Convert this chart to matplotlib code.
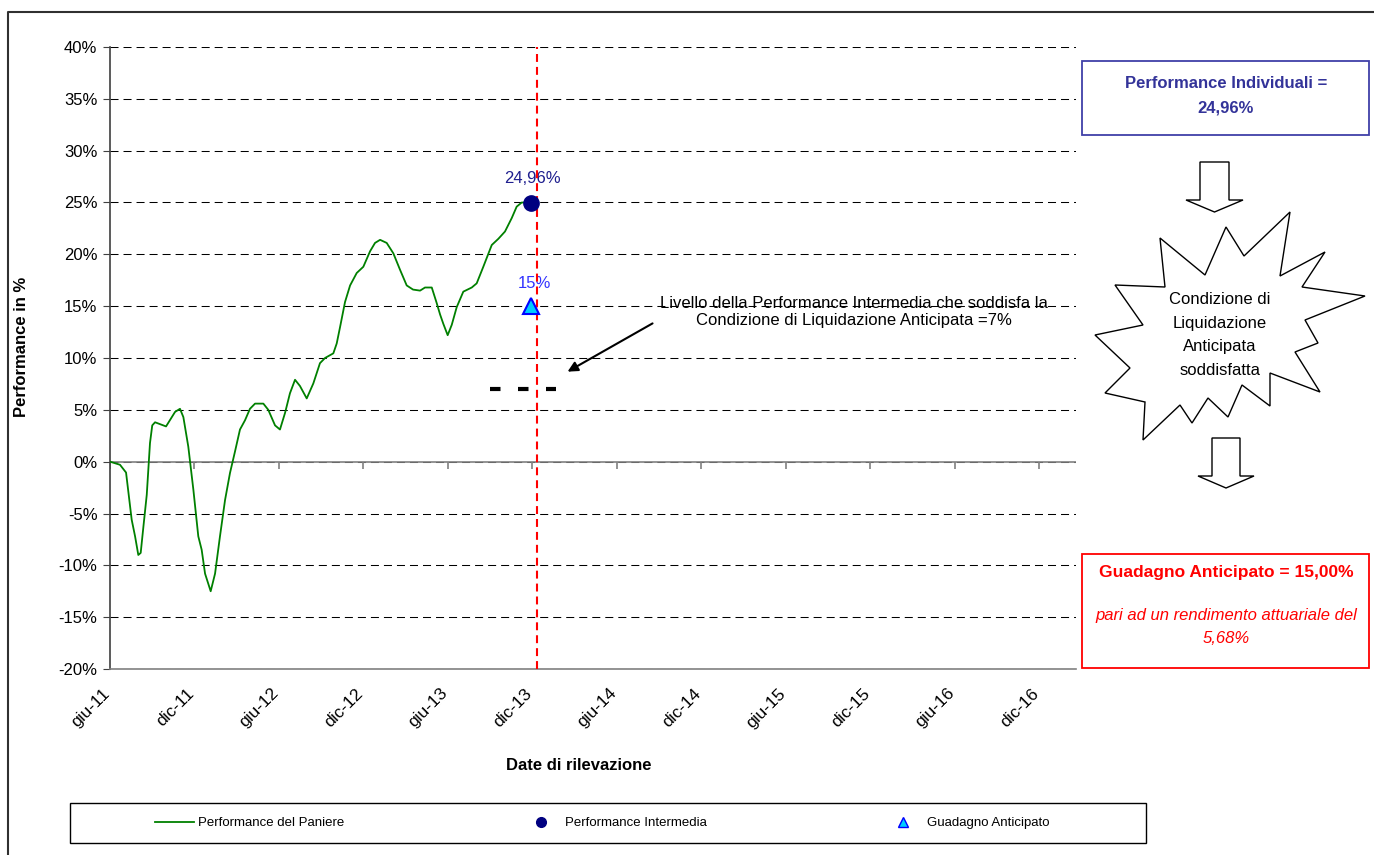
import matplotlib.pyplot as plt
import matplotlib.transforms as mtransforms
from matplotlib.patches import Rectangle, Polygon
from matplotlib.lines import Line2D

plt.rcParams['font.family'] = ['Liberation Sans', 'DejaVu Sans']

# mesi trascorsi dalla data iniziale (giugno 2011) e performance del paniere in %
mesi = [0.0, 0.71, 1.14, 1.54, 1.78, 2.01, 2.18, 2.37, 2.61, 2.84, 3.0, 3.2,
        3.98, 4.62, 4.97, 5.21, 5.56, 5.92, 6.27, 6.51, 6.75, 7.15, 7.46, 7.81,
        8.17, 8.52, 8.88, 9.23, 9.59, 9.94, 10.3, 10.89, 11.24, 11.72, 12.07,
        12.43, 12.78, 13.14, 13.49, 13.97, 14.44, 14.91, 15.27, 15.86, 16.1,
        16.34, 16.69, 17.05, 17.52, 17.99, 18.47, 18.82, 19.18, 19.65, 20.12,
        20.6, 21.07, 21.52, 22.02, 22.37, 22.85, 23.2, 23.44, 23.67, 23.98,
        24.27, 24.62, 25.09, 25.69, 26.04, 26.51, 27.11, 27.58, 28.05, 28.53,
        28.88, 29.24, 29.88]
performance = [0.0, -0.3, -1.05, -5.6, -7.2, -9.0, -8.8, -6.3, -3.2, 1.8, 3.5, 3.8,
               3.4, 4.8, 5.1, 4.3, 1.45, -2.7, -7.2, -8.5, -10.8, -12.5, -10.8, -7.2,
               -3.7, -1.1, 1.0, 3.1, 4.0, 5.1, 5.6, 5.6, 5.0, 3.5, 3.1,
               4.7, 6.6, 7.9, 7.3, 6.1, 7.55, 9.5, 10.0, 10.45, 11.4,
               13.0, 15.4, 17.0, 18.2, 18.8, 20.3, 21.1, 21.4, 21.1, 20.1,
               18.5, 17.0, 16.6, 16.5, 16.8, 16.8, 15.3, 14.2, 13.3, 12.2,
               13.2, 14.9, 16.4, 16.8, 17.2, 18.8, 20.9, 21.5, 22.2, 23.5,
               24.6, 25.0, 24.96]

date_tick = [0, 6, 12, 18, 24, 30, 36, 42, 48, 54, 60, 66]
date_label = ['giu-11', 'dic-11', 'giu-12', 'dic-12', 'giu-13', 'dic-13',
              'giu-14', 'dic-14', 'giu-15', 'dic-15', 'giu-16', 'dic-16']

mese_rilevazione = 29.88
perf_intermedia = 24.96
guadagno = 15.0
mese_limite = 30.35
soglia = 7.0
soglia_mesi = [26.99, 31.68]

W, H = 1374, 855
fig = plt.figure(figsize=(W / 100, H / 100), dpi=100)

# grafico principale
ax = fig.add_axes([110 / W, (H - 669) / H, 966 / W, 622 / H])
ax.set_xlim(0, 68.6)
ax.set_ylim(-20, 40)
ax.set_yticks(range(-20, 41, 5))
ax.set_yticklabels([f'{v}%' for v in range(-20, 41, 5)], fontsize=12)
ax.set_xticks(date_tick)
ax.set_xticklabels(date_label, fontsize=12.5, rotation=45, ha='right', va='top',
                   rotation_mode='anchor')
ax.tick_params(axis='x', length=0, pad=12)
ax.tick_params(axis='y', direction='out', length=5, color='#404040', pad=4)
shift = mtransforms.ScaledTranslation(-8 / 100, 0, fig.dpi_scale_trans)
for lab in ax.get_xticklabels():
    lab.set_transform(lab.get_transform() + shift)
ax.yaxis.grid(True, color='black', lw=0.75, dashes=(7.7, 4.8))
ax.set_axisbelow(True)
for s in ('top', 'right'):
    ax.spines[s].set_visible(False)
ax.spines['left'].set_color('#404040')
ax.spines['left'].set_linewidth(1.2)
ax.spines['bottom'].set_color('#808080')
ax.spines['bottom'].set_linewidth(1.2)

# asse dello zero con le tacche delle date
ax.axhline(0, color='#808080', lw=1.2, zorder=2)
ax.plot(date_tick, [0] * len(date_tick), ls='none', marker=3, ms=5,
        color='#808080', mew=1.2, zorder=2)

ax.plot(mesi, performance, color='#008000', lw=1.3, zorder=3)
ax.axvline(mese_limite, color='#ff0000', lw=1.5, dashes=(3.8, 2.4), zorder=4)
ax.plot(soglia_mesi, [soglia, soglia], color='black', lw=3,
        dashes=(2.52, 4.2), solid_capstyle='butt', dash_capstyle='butt', zorder=4)

ax.plot([mese_rilevazione], [perf_intermedia], 'o', color='#000080', ms=11, zorder=5)
ax.plot([mese_rilevazione], [guadagno], '^', mfc='#00ccff', mec='#0000ff',
        mew=1.5, ms=12, zorder=5)
ax.annotate(f'{perf_intermedia:.2f}%'.replace('.', ','), (mese_rilevazione, perf_intermedia),
            xytext=(1.5, 17.5), textcoords='offset points', ha='center', va='center',
            fontsize=12, color='#1f1f8f')
ax.annotate(f'{guadagno:.0f}%', (mese_rilevazione, guadagno),
            xytext=(2.5, 16), textcoords='offset points', ha='center', va='center',
            fontsize=12, color='#3333ff')

ax.annotate('', xy=(32.32, 8.55), xytext=(38.7, 13.47),
            arrowprops=dict(arrowstyle='-|>', color='black', lw=1.5, mutation_scale=15))
ax.text(52.8, 14.45, 'Livello della Performance Intermedia che soddisfa la\n'
        'Condizione di Liquidazione Anticipata =7%', ha='center', va='center',
        fontsize=12, linespacing=1.2)

fig.text(22 / W, 1 - 347 / H, 'Performance in %', rotation=90, fontsize=12,
         fontweight='bold', ha='center', va='center')
fig.text(579 / W, 1 - 765 / H, 'Date di rilevazione', fontsize=12,
         fontweight='bold', ha='center', va='center')

# riquadri, frecce e stella sulla destra
ov = fig.add_axes([0, 0, 1, 1], facecolor='none')
ov.set_xlim(0, W)
ov.set_ylim(H, 0)
ov.axis('off')

ov.plot([8, 8, W], [H, 12, 12], color='#303030', lw=1.5)

ov.add_patch(Rectangle((1082, 61), 287, 74, fill=False, ec='#4040a8', lw=1.3))
ov.text(1226, 96, 'Performance Individuali =\n24,96%', ha='center', va='center',
        fontsize=12, fontweight='bold', color='#333399', linespacing=1.75)

ov.add_patch(Polygon([(1200, 162), (1229, 162), (1229, 200), (1243, 200),
                      (1214.5, 212), (1186, 200), (1200, 200)],
                     closed=True, fc='white', ec='black', lw=1))
ov.add_patch(Polygon([(1212, 438), (1240, 438), (1240, 476), (1254, 476),
                      (1226, 488), (1198, 476), (1212, 476)],
                     closed=True, fc='white', ec='black', lw=1))

star = [(1160, 238), (1205, 275), (1226, 227), (1244, 256), (1290, 212),
        (1280, 276), (1325, 252), (1302, 287), (1365, 296), (1305, 320),
        (1318, 343), (1295, 352), (1320, 392), (1270, 373), (1270, 406),
        (1242, 385), (1228, 417), (1208, 398), (1192, 423), (1180, 405),
        (1143, 440), (1145, 402), (1105, 393), (1130, 368), (1095, 335),
        (1143, 325), (1115, 285), (1165, 287)]
ov.add_patch(Polygon(star, closed=True, fc='white', ec='black', lw=1))
ov.text(1220, 335, 'Condizione di\nLiquidazione\nAnticipata\nsoddisfatta',
        ha='center', va='center', fontsize=12, linespacing=1.7)

ov.add_patch(Rectangle((1082, 554), 287, 114, fill=False, ec='#ff0000', lw=1.3))
ov.text(1226, 572, 'Guadagno Anticipato = 15,00%', ha='center', va='center',
        fontsize=12.5, fontweight='bold', color='#ff0000')
ov.text(1226, 627, 'pari ad un rendimento attuariale del\n5,68%', ha='center',
        va='center', fontsize=12, style='italic', color='#ff0000', linespacing=1.7)

# legenda
ov.add_patch(Rectangle((70, 803), 1076, 40, fill=False, ec='black', lw=1))
handles = [Line2D([], [], color='#008000', lw=1.3),
           Line2D([], [], ls='none', marker='o', color='#000080', ms=7),
           Line2D([], [], ls='none', marker='^', mfc='#00ccff', mec='#0000ff', ms=7)]
fig.legend(handles, ['Performance del Paniere', 'Performance Intermedia', 'Guadagno Anticipato'],
           loc='center', bbox_to_anchor=(602 / W, 1 - 823 / H), ncol=3, frameon=False,
           fontsize=9.5, handlelength=3, handletextpad=0.3, columnspacing=13.4)

fig.savefig('out.png', dpi=100)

▸ **Instructions for the task**
Each line from the top of the material through the line containing "plt.rcParams['font.family'] = ['Liberation" should be reproduced exactly; please drop any images.

▸ **Response to the task**
Convert this chart to matplotlib code.
import matplotlib.pyplot as plt
import matplotlib.transforms as mtransforms
from matplotlib.patches import Rectangle, Polygon
from matplotlib.lines import Line2D

plt.rcParams['font.family'] = ['Liberation Sans', 'DejaVu Sans']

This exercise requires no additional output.